### EXERCISE REQUIREMENTS
Pictures are not part of the copy. Retype the lines from the first one through the line that contains "from bokeh.resources import INLINE".

### DATA PROVIDED
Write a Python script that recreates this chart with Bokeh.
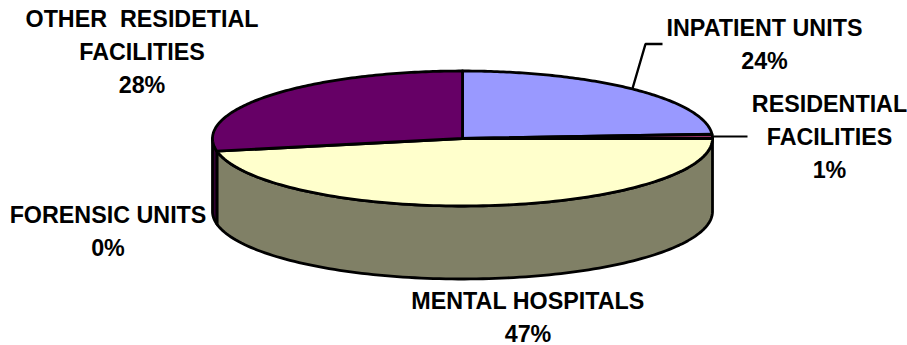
import numpy as np
from bokeh.core.properties import value
from bokeh.embed import file_html
from bokeh.models import Range1d
from bokeh.plotting import figure
from bokeh.resources import INLINE

# Share of places per type of facility, clockwise from twelve o'clock
categories = ["INPATIENT UNITS", "RESIDENTIAL FACILITIES", "MENTAL HOSPITALS", "FORENSIC UNITS", "OTHER  RESIDETIAL FACILITIES"]
shares = [24, 1, 47, 0, 28]
top_colors = ["#9999FF", "#993366", "#FFFFCC", "#CCFFFF", "#660066"]
side_colors = ["#7F7FD5", "#7F2A55", "#808066", "#668080", "#330033"]
label_lines = [
    ["INPATIENT UNITS"],
    ["RESIDENTIAL", "FACILITIES"],
    ["MENTAL HOSPITALS"],
    ["FORENSIC UNITS"],
    ["OTHER\u00a0 RESIDETIAL", "FACILITIES"],
]

W, H = 907, 345
CX, CY, RX, RY, DEPTH = 462.0, 138.0, 250.0, 67.5, 73.0
INK = "#000000"
STROKE = 2.8


def rim(a0, a1, n=120):
    """Points along the top ellipse between two clockwise angles (radians from twelve)."""
    t = np.linspace(a0, a1, n)
    return CX + RX * np.sin(t), CY - RY * np.cos(t)


p = figure(width=W, height=H, output_backend="svg", toolbar_location=None,
           x_range=Range1d(0, W), y_range=Range1d(H, 0),
           x_axis_type=None, y_axis_type=None, min_border=0, outline_line_color=None)
p.grid.visible = False
p.background_fill_color = "#FFFFFF"
p.border_fill_color = "#FFFFFF"

edges = np.cumsum([0] + shares) / sum(shares) * 2 * np.pi

# Front wall: only the part of each slice facing the viewer is drawn
for s, color in zip(range(len(shares)), side_colors):
    a0, a1 = max(edges[s], np.pi / 2), min(edges[s + 1], 3 * np.pi / 2)
    if a1 <= a0:
        continue
    x, y = rim(a0, a1)
    xs = np.concatenate([x, x[::-1]])
    ys = np.concatenate([y, (y + DEPTH)[::-1]])
    p.patch(xs, ys, fill_color=color, line_color=INK, line_width=STROKE, line_join="round")

# Top face of the pie
for s, color in zip(range(len(shares)), top_colors):
    if shares[s] == 0:
        continue
    x, y = rim(edges[s], edges[s + 1])
    p.patch(np.concatenate([[CX], x]), np.concatenate([[CY], y]),
            fill_color=color, line_color=INK, line_width=STROKE, line_join="round")

# Leader lines for the two right-hand labels
p.line([632, 645, 662], [88, 43.5, 43.5], line_color=INK, line_width=2.4)
p.line([712, 747], [136, 136], line_color=INK, line_width=2.2)

# Labels: category lines followed by the percentage
anchors = [(764, 27), (829, 103), (527.5, 300), (107.5, 214), (141.5, 18)]
LEADING = 33
for lines, share, (ax, ay) in zip(label_lines, shares, anchors):
    rows = lines + [f"{share}%"]
    p.text([ax] * len(rows), [ay + i * LEADING for i in range(len(rows))], text=rows,
           text_font=value("Liberation Sans"), text_font_style="bold",
           text_font_size="23.3px", text_color=INK, text_align="center", text_baseline="middle")

open("out.html", "w").write(file_html(p, INLINE))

### RESPONSE FOR THIS EXERCISE
Write a Python script that recreates this chart with Bokeh.
import numpy as np
from bokeh.core.properties import value
from bokeh.embed import file_html
from bokeh.models import Range1d
from bokeh.plotting import figure
from bokeh.resources import INLINE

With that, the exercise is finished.